Defenestrar também é mole. Ou usar uma furadeira para destruir discos, como fazia a turma do Garagem. Chocante, né? Entre o “genial” e a “merda”, no entanto, escrever crítica é um negócio um tantinho assim mais trabalhoso. E não precisamos voltar para a época em que uma banda como o Titãs ia em redação de jornal chamar jornalista pra porrada por não aceitar uma crítica negativa que recebeu (sim, aconteceu). Saudosismo estúpido é mais terrível que a fragilidade do ego da turba.
A crítica negativa é vista como um incômodo indesejável, com um custo pessoal muito alto para se chegar a tanto. A geração ironia também não se ajuda. A noção infantilizada de que escrever sobre algo já é um atestado de importância que aquilo tem. Sem falar na mera replicação de notícias, de escolhas e de textos influenciados por sites e publicações gringas. É muito mais fácil copiar o eixo central de uma crítica da Pitchfork, por exemplo, do que pensar por conta própria. Os artistas validados são os mesmos, as linhas argumentativas se parecem.
Trata-se, sobretudo, de uma geração de músicos e jornalistas extremamente mimados e cretinos. Que não suportam ouvir um não. Criados em um meio condescendente, saídos em série das mesmas fábricas, com os olhos brilhando para fazer parte “do meio”, em posar entre celebridades, “circular”, em tirar uma lasca perdida de um suposto “sucesso” que seja. Afinal, é preciso garantir uma boquinha com os patrocinadores. Seja no Multishow, no Bis, na Vice, seja com a Red Bull, a Natura, o Rock In Rio ou qualquer outro. É preciso falar de tudo ao mesmo tempo sem ter a mínima noção sobre o que se fala para engordar pageviews e catar uns “jobs”, a lógica de 99% dos sites brasileiros do ramo. Qualquer prazer satisfaz.
A turma do rap, por exemplo. No Brasil e no mundo, o rap é hoje o que existe de mais “quente”. Na música e na cultura, o rap domina. E com méritos. Mas será que, no Brasil, os rappers, tão acostumados a serem bajulados permanentemente, estão prontos para receber críticas? Eu mesmo elogiei bastante alguns discos de rap do ano passado. Infelizmente, no entanto, Djonga voltou com um disco fraco em sequência e Diomedes Chinaski lançou um disco horroroso, um trap vagabundo e intragável de letras sofríveis – aparentemente adorado por todo mundo.
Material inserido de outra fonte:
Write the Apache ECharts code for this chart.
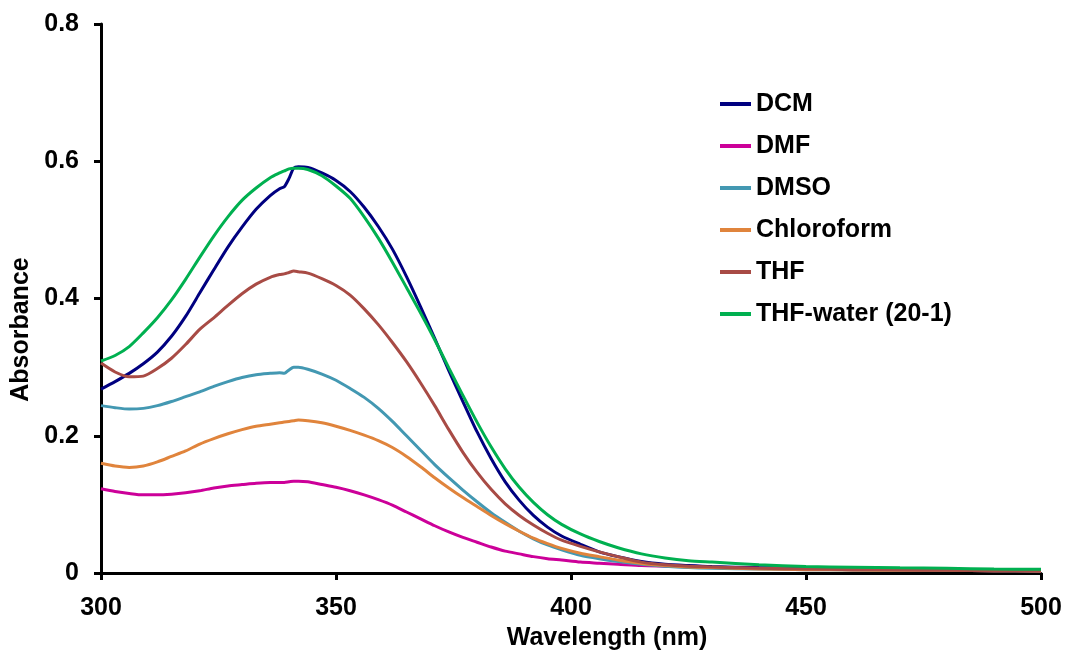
<!DOCTYPE html>
<html>
<head>
<meta charset="utf-8">
<script src="https://cdn.jsdelivr.net/npm/echarts@6/dist/echarts.min.js"></script>
<style>html,body{margin:0;padding:0;background:#fff}#c{width:1066px;height:656px}</style>
</head>
<body>
<div id="c"></div>
<script>
const wavelengths = [300,303,306,309,312,315,318,321,324,327,330,333,336,338,339,340,341,342,344,347,350,353,356,359,362,365,368,371,374,377,380,383,386,389,392,395,398,402,406,410,415,420,425,430,440,450,460,470,480,490,500];
const seriesNames = ["DCM","DMF","DMSO","Chloroform","THF","THF-water (20-1)"];
const dcm = [0.268,0.279,0.291,0.305,0.322,0.345,0.374,0.408,0.442,0.475,0.504,0.530,0.550,0.560,0.563,0.575,0.590,0.592,0.591,0.583,0.572,0.556,0.533,0.505,0.472,0.432,0.388,0.342,0.295,0.250,0.206,0.167,0.133,0.106,0.084,0.067,0.054,0.042,0.031,0.024,0.017,0.013,0.011,0.0095,0.008,0.007,0.006,0.005,0.0045,0.004,0.0035];
const dmf = [0.123,0.119,0.116,0.114,0.114,0.115,0.117,0.120,0.124,0.127,0.129,0.131,0.132,0.132,0.132,0.133,0.134,0.134,0.133,0.129,0.125,0.120,0.114,0.107,0.099,0.089,0.079,0.069,0.060,0.052,0.045,0.038,0.032,0.028,0.024,0.021,0.019,0.016,0.0145,0.013,0.011,0.010,0.009,0.008,0.007,0.006,0.005,0.0045,0.004,0.0035,0.003];
const dmso = [0.244,0.241,0.239,0.240,0.244,0.250,0.257,0.264,0.272,0.279,0.285,0.289,0.291,0.292,0.291,0.296,0.300,0.300,0.297,0.290,0.281,0.269,0.256,0.240,0.221,0.200,0.179,0.158,0.139,0.121,0.104,0.088,0.074,0.061,0.050,0.041,0.034,0.026,0.021,0.017,0.013,0.010,0.008,0.007,0.006,0.005,0.0045,0.004,0.004,0.0035,0.003];
const chloroform = [0.160,0.156,0.154,0.156,0.162,0.170,0.178,0.188,0.196,0.203,0.209,0.214,0.217,0.219,0.220,0.221,0.222,0.223,0.222,0.219,0.214,0.208,0.201,0.193,0.183,0.170,0.155,0.139,0.124,0.110,0.097,0.084,0.072,0.061,0.051,0.043,0.036,0.029,0.024,0.019,0.014,0.011,0.009,0.008,0.006,0.005,0.0045,0.004,0.004,0.0035,0.003];
const thf = [0.306,0.293,0.286,0.287,0.298,0.313,0.333,0.355,0.372,0.390,0.407,0.421,0.431,0.435,0.436,0.438,0.440,0.439,0.437,0.429,0.419,0.405,0.385,0.362,0.336,0.308,0.277,0.244,0.209,0.176,0.147,0.122,0.101,0.084,0.070,0.058,0.048,0.039,0.031,0.024,0.016,0.012,0.010,0.009,0.007,0.006,0.005,0.0045,0.004,0.0035,0.003];
const thfWater = [0.309,0.317,0.330,0.350,0.372,0.398,0.428,0.460,0.491,0.519,0.543,0.561,0.576,0.583,0.586,0.589,0.590,0.590,0.588,0.579,0.564,0.546,0.519,0.488,0.453,0.416,0.379,0.340,0.299,0.259,0.220,0.184,0.152,0.125,0.103,0.085,0.071,0.057,0.046,0.037,0.028,0.022,0.018,0.016,0.012,0.0095,0.0085,0.0077,0.007,0.006,0.0055];
const xTicks = [300,350,400,450,500];
const yTicks = [0,0.2,0.4,0.6,0.8];

const colors = ["#000080","#CC0099","#4398B2","#E0843C","#A84B45","#00B050"];
const allValues = [dcm,dmf,dmso,chloroform,thf,thfWater];
const font = "Liberation Sans, Arial, sans-serif";
const fs = 25;

const chart = echarts.init(document.getElementById('c'), null, {renderer:'canvas'});
chart.setOption({
  animation:false,
  backgroundColor:'#fff',
  grid:{left:101,right:25,top:24,bottom:82,containLabel:false},
  legend:{
    orient:'vertical', left:715, top:86, itemGap:16, itemWidth:31, itemHeight:4, icon:'rect',
    textStyle:{fontFamily:font,fontWeight:'bold',fontSize:fs,color:'#000',lineHeight:26},
    data:seriesNames
  },
  xAxis:{
    type:'value', min:xTicks[0], max:xTicks[xTicks.length-1], interval:50,
    name:'Wavelength (nm)', nameLocation:'middle', nameGap:36,
    nameTextStyle:{fontFamily:font,fontWeight:'bold',fontSize:fs,color:'#000',padding:[0,0,0,72]},
    axisLine:{lineStyle:{color:'#000',width:3}},
    axisTick:{show:true,length:7,lineStyle:{color:'#000',width:3}},
    axisLabel:{fontFamily:font,fontWeight:'bold',fontSize:fs,color:'#000',margin:23},
    splitLine:{show:false}
  },
  yAxis:{
    type:'value', min:yTicks[0], max:yTicks[yTicks.length-1], interval:0.2,
    name:'Absorbance', nameLocation:'middle', nameGap:64, nameRotate:90,
    nameTextStyle:{fontFamily:font,fontWeight:'bold',fontSize:fs,color:'#000',padding:[0,62,0,0]},
    axisLine:{show:true,lineStyle:{color:'#000',width:3}},
    axisTick:{show:true,length:7,lineStyle:{color:'#000',width:3}},
    axisLabel:{fontFamily:font,fontWeight:'bold',fontSize:fs,color:'#000',margin:22,
      formatter:v=> v===0 ? '0' : v.toFixed(1)},
    splitLine:{show:false}
  },
  series: seriesNames.map((n,i)=>({
    name:n, type:'line', showSymbol:false, smooth:0.25, z: 10,
    lineStyle:{width:3,color:colors[i]}, itemStyle:{color:colors[i]},
    data: wavelengths.map((w,j)=>[w, allValues[i][j]])
  }))
});
</script>
</body>
</html>
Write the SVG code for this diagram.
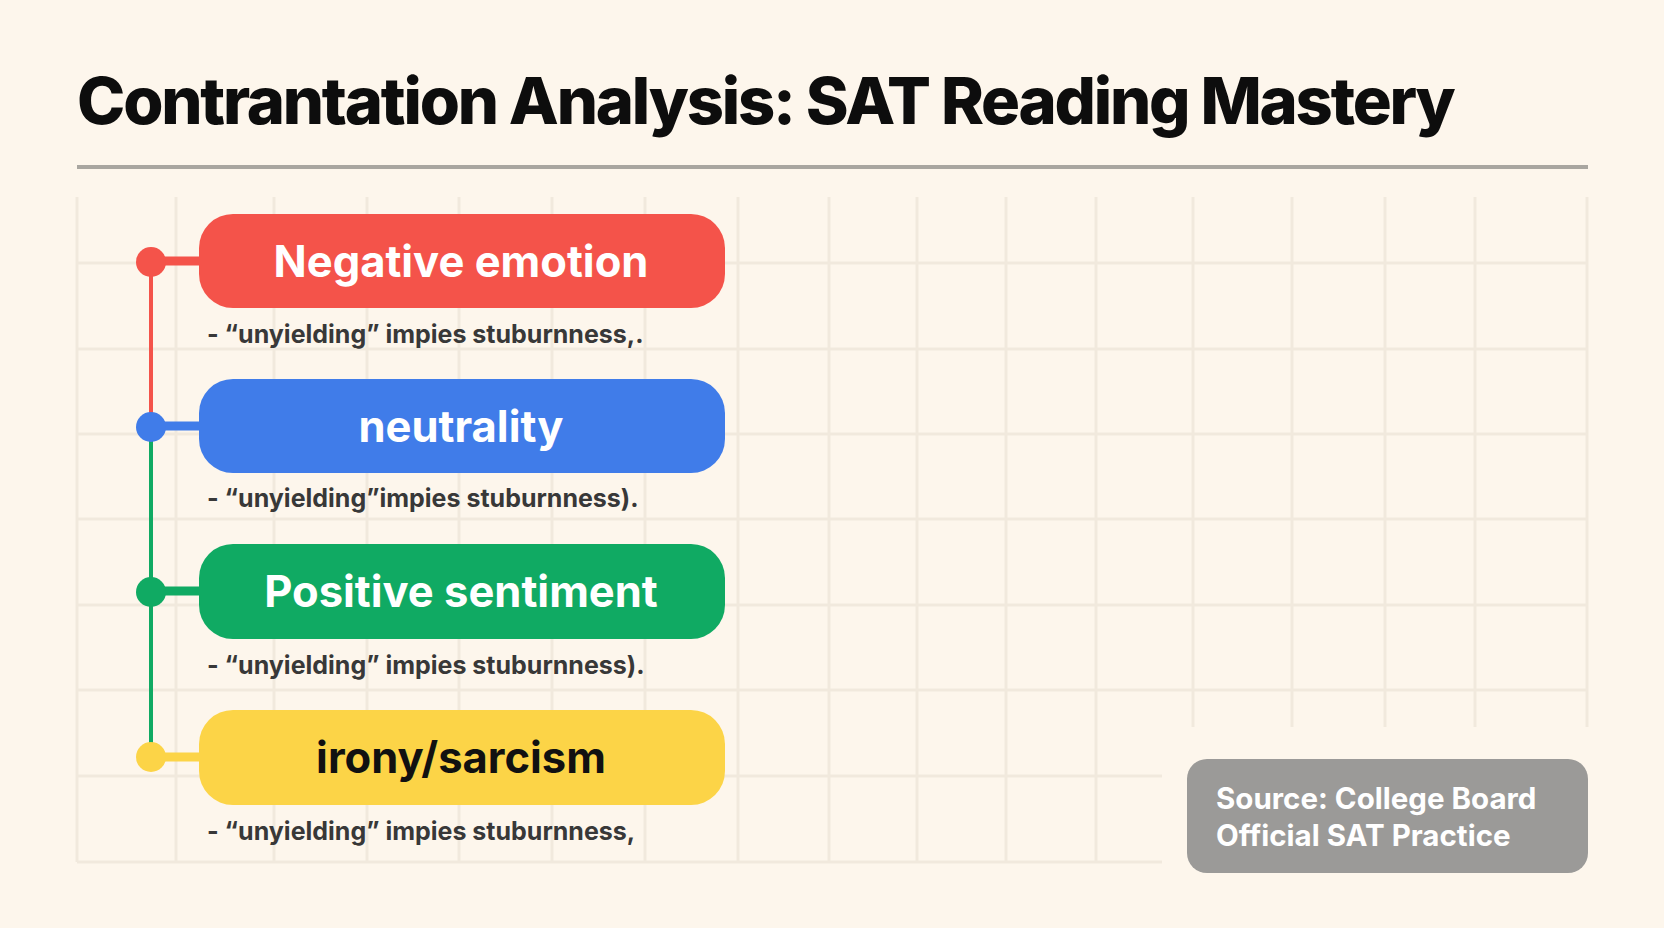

E o que dizer de Baco Exu do Blues? O garoto é bom, chegou chegando com “Sulicídio” e emplacou um “hit de nicho” com “Te Amo Disgraça”. Aos 22 anos, no entanto, já foi recebido como mais um gênio ao colocar na praça “Bluesman”. “Uau, um conceito! Que capa! Que clip! “Empoderamento” negro! “Mestre!”. Não importa que contenha músicas tão ruins e dignas de vergonha alheia como “Desculpa Jay Z”, “Girassóis de Van Gogh” e “Kanye West da Bahia”. Discurso e prática não se sustentam. A turma do rap – os jornalistas bajuladores, os próprios artistas e cia ltda – se comportam exatamente como aqueles que gostam de tripudiar: como gangue acéfala que “defende os seus”, que recebe cada lançamento com histeria insuportável, um mundo fodão em que tudo é “excelente, espetacular, incisivo, necessário, histórico, lendário”. Não há espaço para dissidência. “É a hora de tomar de assalto”. E dá-lhe frases de efeito e uma necessidade desesperada de “acontecer”. Divertido.
No rap e fora dele, o meio musical brasileiro se tornou isso aí. Um universo encantado em que todo mundo é amigo de todo mundo – exceto se for pra “causar” e chamar atenção, caso de “Sulicídio”. Um séquito interminável de bajulação, oba oba, lacração e compadrio. Nenhum diálogo, nenhum contraponto, nenhuma capacidade de olhar para o próprio umbigo com o mínimo de crítica e um sufocamento permanente do contraditório, não deixando sequer espaço para que ele aconteça.
Paradoxalmente, embora não admitam, uma postura em tudo alinhada com o presidente eleito que nos governará a partir de janeiro de 2019. Boa sorte com isso.